September 30, 2009 Le Cordon Bleu Le Cordon Bleu 0 Comments

The world of food service jobs can definitely seem like a confusing place. Even for those who have been cooking their entire lives at home or for friends, it’s not always easy to know what skills will transfer easily into food service jobs and which ones need to be acquired by attending one of the top culinary schools.

Even looking at the programs offered by the top culinary schools in the country doesn’t always make things any clearer. There are a multitude of different classes, cooking styles, and training options out there, and they are all usually focused on a specific area of the industry. One of the most common questions posed by those interested in becoming professional chefs is whether they would be better suited graduating with a certificate in cooking or pursuing a full degree program?

The Answer Depends On Your Future

The answer would seem to depend upon what your goals are for a career in the food services industry. A certificate from a culinary school helps prepare you for the basics of kitchen work. This includes a good foundation in cooking techniques and food preparation, along with an understanding of what restaurant "work" is like. This makes a certificate a great idea for someone looking for preparation as a line cook.

Wondering what a line cook is? A line cook is someone who is responsible for a specific type of cooking in a kitchen. It is somewhat analogous to being part of an assembly line in a factory, in the sense that line cooks only work of a specific portion of a meal such as sauces, meats, or vegetables.
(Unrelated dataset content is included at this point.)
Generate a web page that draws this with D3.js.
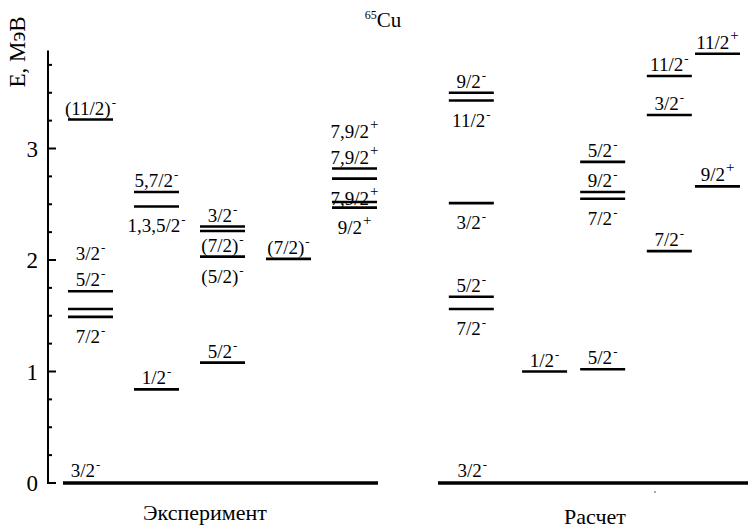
<!DOCTYPE html>
<html>
<head>
<meta charset="utf-8">
<script src="https://cdn.jsdelivr.net/npm/d3@7"></script>
<style>
  body { margin: 0; background: #fff; }
  svg { display: block; }
</style>
</head>
<body>
<div id="chart"></div>
<script>
// level energies (MeV), one array per column
const expLevels = [
  [3.26, 1.72, 1.56, 1.49],
  [2.61, 2.48, 0.84],
  [2.30, 2.26, 2.03, 1.08],
  [2.01],
  [2.82, 2.73, 2.52, 2.47]
]
const calcLevels = [
  [3.50, 3.43, 2.51, 1.67, 1.56],
  [1.00],
  [2.88, 2.61, 2.55, 1.02],
  [3.65, 3.30, 2.08],
  [3.85, 2.66]
]
// labels: [column, level index, spin, parity, side, stack row]
const expLabels = [
  [0, 0, '(11/2)', '-', 'above', 0],
  [0, 1, '3/2', '-', 'above', 1],
  [0, 1, '5/2', '-', 'above', 0],
  [0, 3, '7/2', '-', 'below', 0],
  [1, 0, '5,7/2', '-', 'above', 0],
  [1, 1, '1,3,5/2', '-', 'below', 0],
  [1, 2, '1/2', '-', 'above', 0],
  [2, 0, '3/2', '-', 'above', 0],
  [2, 2, '(7/2)', '-', 'above', 0],
  [2, 2, '(5/2)', '-', 'below', 0],
  [2, 3, '5/2', '-', 'above', 0],
  [3, 0, '(7/2)', '-', 'above', 0],
  [4, 0, '7,9/2', '+', 'above', 1],
  [4, 0, '7,9/2', '+', 'above', 0],
  [4, 1, '7,9/2', '+', 'below', 0],
  [4, 3, '9/2', '+', 'below', 0]
]
const calcLabels = [
  [0, 0, '9/2', '-', 'above', 0],
  [0, 1, '11/2', '-', 'below', 0],
  [0, 2, '3/2', '-', 'below', 0],
  [0, 3, '5/2', '-', 'above', 0],
  [0, 4, '7/2', '-', 'below', 0],
  [1, 0, '1/2', '-', 'above', 0],
  [2, 0, '5/2', '-', 'above', 0],
  [2, 1, '9/2', '-', 'above', 0],
  [2, 2, '7/2', '-', 'below', 0],
  [2, 3, '5/2', '-', 'above', 0],
  [3, 0, '11/2', '-', 'above', 0],
  [3, 1, '3/2', '-', 'above', 0],
  [3, 2, '7/2', '-', 'above', 0],
  [4, 0, '11/2', '+', 'above', 0],
  [4, 1, '9/2', '+', 'above', 0]
]
const groundSpin = '3/2'
const groundParity = '-'
const yTicks = [0, 1, 2, 3]
const panelTitles = ['Эксперимент', 'Расчет']

// layout
const width = 748, height = 528
const expSlots = [0, 1, 2, 3, 4]
const calcSlots = [5.77, 6.88, 7.76, 8.77, 9.5]
const halfLevel = 22.5
const serif = 'Liberation Serif'

var svg = d3.select('#chart').append('svg')
  .attr('width', width).attr('height', height)

function addText(parent) {
  return parent.append('text').attr('font-family', serif).attr('fill', '#000')
}

var y = d3.scaleLinear().domain([0, 1]).range([483, 371.5])
var x = d3.scaleLinear().domain([0, 1]).range([90.5, 156.5])

// axis
var axisX = 48
var axis = svg.append('g').attr('transform', 'translate(' + axisX + ',0)')
axis.append('line')
  .attr('x1', 0).attr('x2', 0)
  .attr('y1', y(0) + 1).attr('y2', y(3.88))
  .attr('stroke', '#000').attr('stroke-width', 2)
var minor = d3.range(0, 3.8, 0.25)
axis.selectAll('.tick')
  .data(minor)
  .enter().append('line')
  .attr('x1', 0)
  .attr('x2', d => (d % 1 === 0 ? 8 : 4))
  .attr('y1', d => y(d)).attr('y2', d => y(d))
  .attr('stroke', '#000').attr('stroke-width', 2)
yTicks.forEach(function(t) {
  addText(axis)
    .attr('x', -10).attr('y', y(t) + 8)
    .attr('text-anchor', 'end')
    .attr('font-size', 23)
    .text(t)
})

addText(svg)
  .attr('transform', 'translate(25,52) rotate(-90)')
  .attr('text-anchor', 'middle')
  .attr('font-size', 23)
  .text('E, МэВ')

// title
var title = addText(svg)
  .attr('x', 383).attr('y', 27)
  .attr('text-anchor', 'middle')
title.append('tspan').attr('font-size', 12).attr('dy', -8).text('65')
title.append('tspan').attr('font-size', 21).attr('dy', 8).text('Cu')

function drawLabel(cx, baseline, spin, parity) {
  var t = addText(svg)
    .attr('x', cx).attr('y', baseline)
    .attr('text-anchor', 'middle')
    .attr('font-size', 19)
  t.append('tspan').text(spin)
  t.append('tspan')
    .attr('font-size', parity === '+' ? 15 : 13)
    .attr('dx', 1)
    .attr('dy', parity === '+' ? -9 : -8)
    .text(parity)
}

function drawPanel(levels, labels, slots, groundFrom, groundTo, groundShift) {
  levels.forEach(function(col, i) {
    svg.selectAll(null)
      .data(col)
      .enter().append('line')
      .attr('x1', x(slots[i]) - halfLevel)
      .attr('x2', x(slots[i]) + halfLevel)
      .attr('y1', d => y(d)).attr('y2', d => y(d))
      .attr('stroke', '#000').attr('stroke-width', 2.6)
  })
  labels.forEach(function(l) {
    var e = levels[l[0]][l[1]]
    var base = l[4] === 'above' ? y(e) - 5 - l[5] * 26 : y(e) + 26 + l[5] * 26
    drawLabel(x(slots[l[0]]), base, l[2], l[3])
  })
  // ground state
  svg.append('line')
    .attr('x1', groundFrom).attr('x2', groundTo)
    .attr('y1', y(0)).attr('y2', y(0))
    .attr('stroke', '#000').attr('stroke-width', 3.5)
  drawLabel(x(slots[0]) + groundShift, y(0) - 6, groundSpin, groundParity)
}

drawPanel(expLevels, expLabels, expSlots, 63, 378, -5)
drawPanel(calcLevels, calcLabels, calcSlots, 438, 748, 1)

addText(svg)
  .attr('x', 205).attr('y', 520)
  .attr('text-anchor', 'middle')
  .attr('font-size', 22)
  .text(panelTitles[0])
addText(svg)
  .attr('x', 595).attr('y', 524)
  .attr('text-anchor', 'middle')
  .attr('font-size', 22)
  .text(panelTitles[1])

svg.append('circle').attr('cx', 655).attr('cy', 492).attr('r', 0.8).attr('fill', '#444')
</script>
</body>
</html>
They are supervised by a hierarchy of chefs who have greater control over the entire kitchen.

Types of Foods Service Jobs Depends On Your Desires

If you are interested in taking a more active role in a restaurant kitchen, then a degree obtained from one of the country’s top culinary schools is a far more useful tool. Graduating from one of the programs can help take you to the next level in the industry. Not only can you learn about cooking, but you can also be instructed in how to run a kitchen, which includes things such as inventory, food selection and ordering, and basic staff management. You can also have access to a greater degree of support once you have left the school, such as an extensive alumni network and contacts who may be able to connect you with the food service job opportunities that you are looking for.

A degree will cost more money and require you to invest more time, although some organizations expect you have that degree if you are hoping to climb the corporate ladder, so to speak.